Excellentie, Dames en Heren,
70 jaar geleden was het hier een hele andere dag. Op 10 mei 1940 werden om 01.30 uur op de Kapellerlaan de eerste schoten van de oorlog gelost, toen een Nederlandse patrouille bij een versperring argwaan kreeg en in een vuurgevecht terecht kwam met een Duits overvalcommando (de groep Janowski).
De Maas werd hier verdedigd door het 17e Grensbataljon en 2e Compagnie 3e Bataljon 41e Regiment Infanterie. Dienstplichtigen, die weliswaar reeds geruime tijd gemobiliseerd waren, maar vooral bezig waren geweest met het aanleggen van versterkingen. De opdracht was de verkeersbrug bij Roermond en de Spoorbrug bij Buggenum te beveiligen en te vernietigen indien noodzakelijk. Daarna moest de linie aan de Maas zo lang mogelijk worden verdedigd.
Als we iets meer met een militair oog naar deze eenheden keken, waren ze niet alleen slecht geoefend, maar de bewapening was ook, eufemistisch gezegd, schaars en antiek. Voor de vier compagniën waren slechts 12 zware mitrailleurs, 1 anti-tankkanon en drie stukken infanteriegeschut aanwezig, waarvan het zwaarste kaliber uit 1880.
De Duitsers vielen aan met o.a. het 74e Infantrie Regiment van 19e Infantrie Division, overvalcommando’s die de bruggen bij verrassing moesten nemen en een pantsertrein. Wat elders in Nederland vaak wel lukte, gebeurde echter in Roermond niet. De Duitse verrassing faalde, de bruggen werden gesprongen en de Maas gedurende enige uren, zonder eigen artillerie, luchtsteun of reserves hardnekkig verdedigd. De prijs was hoog, aan Nederlandse zijde sneuvelden naar schatting 35 militairen en minstens even zo vele werden gewond.

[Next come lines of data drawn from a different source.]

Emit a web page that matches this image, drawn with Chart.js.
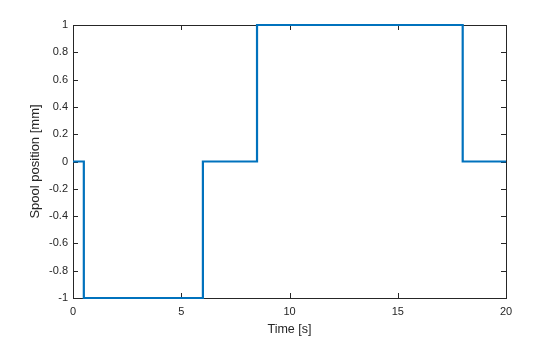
<!DOCTYPE html>
<html>
<head>
<meta charset="utf-8">
<script src="https://cdn.jsdelivr.net/npm/chart.js@4/dist/chart.umd.min.js"></script>
<style>
  html, body { margin: 0; padding: 0; background: #fff; }
  #wrap { width: 560px; height: 337px; }
</style>
</head>
<body>
<div id="wrap"><canvas id="spoolChart" width="560" height="337"></canvas></div>
<script>
// step changes: time [s] where the spool moves, and the position it goes to
const times = [0, 0.5, 6, 8.5, 18, 20];
const positions = [0, -1, 0, 1, 0, 0];
const xTicks = [0, 5, 10, 15, 20];
const yTicks = [-1, -0.8, -0.6, -0.4, -0.2, 0, 0.2, 0.4, 0.6, 0.8, 1];

const axisColor = '#262626';
const lineColor = '#0072BD';

// MATLAB style box with inward tick marks on all four sides (drawn under the line)
const boxPlugin = {
    id: 'boxTicks',
    beforeDatasetsDraw(chart) {
        const ctx = chart.ctx;
        const area = chart.chartArea;
        const xs = chart.scales.x;
        const ys = chart.scales.y;
        const len = 5;
        ctx.save();
        ctx.strokeStyle = axisColor;
        ctx.lineWidth = 1;
        ctx.beginPath();
        xs.ticks.forEach(t => {
            const px = Math.round(xs.getPixelForValue(t.value)) + 0.5;
            ctx.moveTo(px, area.bottom);
            ctx.lineTo(px, area.bottom - len);
            ctx.moveTo(px, area.top);
            ctx.lineTo(px, area.top + len);
        });
        ys.ticks.forEach(t => {
            const py = Math.round(ys.getPixelForValue(t.value)) + 0.5;
            ctx.moveTo(area.left, py);
            ctx.lineTo(area.left + len, py);
            ctx.moveTo(area.right, py);
            ctx.lineTo(area.right - len, py);
        });
        ctx.stroke();
        ctx.strokeRect(Math.round(area.left) + 0.5, Math.round(area.top) + 0.5,
            Math.round(area.right - area.left), Math.round(area.bottom - area.top));
        ctx.restore();
    }
};

const ctx = document.getElementById('spoolChart').getContext('2d');

new Chart(ctx, {
    type: 'line',
    data: {
        datasets: [{
            label: 'Spool position',
            data: times.map((t, i) => ({ x: t, y: positions[i] })),
            borderColor: lineColor,
            borderWidth: 2.2,
            pointRadius: 0,
            fill: false,
            clip: false,
            stepped: 'before'
        }]
    },
    options: {
        responsive: false,
        animation: false,
        layout: {
            padding: { top: 25, right: 54, left: 0, bottom: 0 }
        },
        plugins: {
            legend: { display: false },
            tooltip: { enabled: false }
        },
        scales: {
            x: {
                type: 'linear',
                min: 0,
                max: 20,
                afterBuildTicks: (scale) => { scale.ticks = xTicks.map(v => ({ value: v })); },
                afterFit: (scale) => { scale.height = 39; },
                grid: { display: false, drawTicks: false },
                border: { display: false },
                ticks: {
                    color: axisColor,
                    padding: 7,
                    maxRotation: 0,
                    font: { family: 'Liberation Sans, Arial, sans-serif', size: 11 }
                },
                title: {
                    display: true,
                    text: 'Time [s]',
                    color: axisColor,
                    padding: { top: 0, bottom: 0 },
                    font: { family: 'Liberation Sans, Arial, sans-serif', size: 12.5 }
                }
            },
            y: {
                type: 'linear',
                min: -1,
                max: 1,
                afterBuildTicks: (scale) => { scale.ticks = yTicks.map(v => ({ value: v })); },
                afterFit: (scale) => { scale.width = 73; },
                grid: { display: false, drawTicks: false },
                border: { display: false },
                ticks: {
                    color: axisColor,
                    padding: 5,
                    callback: (v) => String(Math.round(v * 10) / 10),
                    font: { family: 'Liberation Sans, Arial, sans-serif', size: 11 }
                },
                title: {
                    display: true,
                    text: 'Spool position [mm]',
                    color: axisColor,
                    padding: { top: 28, bottom: 0 },
                    font: { family: 'Liberation Sans, Arial, sans-serif', size: 13 }
                }
            }
        }
    },
    plugins: [boxPlugin]
});
</script>
</body>
</html>
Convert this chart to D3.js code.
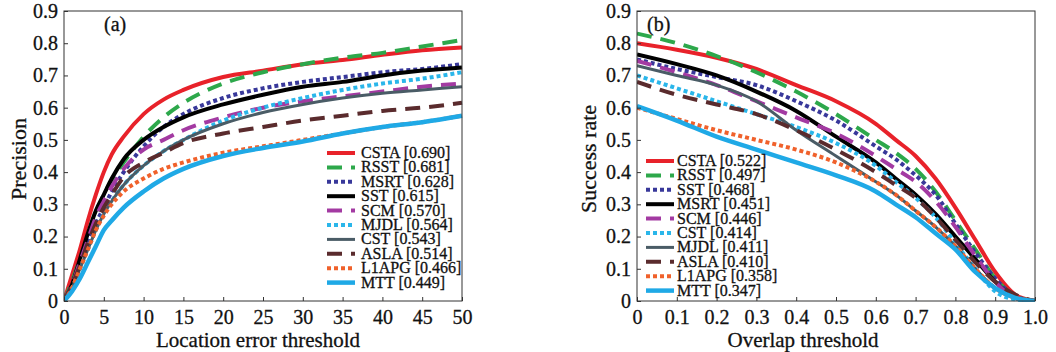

Voor sommigen is geschiedenis tekst in oude boeken, voor mij is het een onafgebroken bron van lessen die we moeten kennen om ze niet steeds weer te hoeven leren en de prijs hiervoor te betalen. Voor mij persoonlijk zijn drie lessen niet over het hoofd te zien.
In de eerste plaats ben ik trots als Regimentsoudste van het Regiment Limburgse Jagers hier te mogen staan. De beide eenheden die hier vochten zijn sterk verbonden met het huidige Regiment. Waar de eenheden hier in 1940 de eerste waren die vochten, is het 42e Bataljon vaak als eerste ingezet in brandhaarden en is tevens het meest ingezette bataljon van de Nederlandse krijgsmacht in vredesmissies. Zo dient het bataljon nu ook weer als de kern van de Battlegroup in Afghanistan. De traditie wordt dus voortgezet.
In de tweede plaats worden wij verbonden door de offers die worden gebracht. Zowel nu als in de meidagen 1940 moeten soldaten hun leven riskeren en kameraden zien sneuvelen. Het verschil is echter niet alleen dat in mei 1940 sprake was van dienstplichtigen en nu van beroepsmilitairen, het verschil is ook dat onze mannen en vrouwen nu goed zijn uitgerust en niet moeten vechten met gebonden handen, zoals onze kameraden in 1940 moesten doen. In dat opzicht hoop ik dat we die les hebben geleerd, maar ik weet niet zeker of we dat in de nabij toekomst niet alsnog zullen vergeten
Maar de belangrijkste les is dat we nooit mogen vergeten stil te staan bij het offer dat hier is gebracht. Dit offer was nodig omdat de wereld te laat optrad tegen een vijand die haat predikte boven verzoening, rassen verdeelde in plaats van met elkaar verbond, toeliet dat homoseksuelen werden gediscrimineerd, hele volksgroepen demoniseerde en ieder respect voor de menselijke waardigheid uit het oog had verloren. Het is aan ons, hier verzameld om ervoor te zorgen dat zoiets nooit meer gebeurd. En dat is niet iets wat anderen voor ons moeten doen, maar wat wij zelf leidraad moeten laten zijn in ons dagelijks leven. Dus niet omkijken bij zinloos geweld, elkaar verantwoordelijk houden voor onze daden, gastvrijheid bieden aan mensen die de vrijheid wordt ontnomen en respect betonen voor anderen. Dat is wat wij verschuldigd zijn aan degenen die hier hun offer hebben gebracht.
Generaal-majoor de Kruif
Regimentsoudste van het Regiment Limburgse Jagers.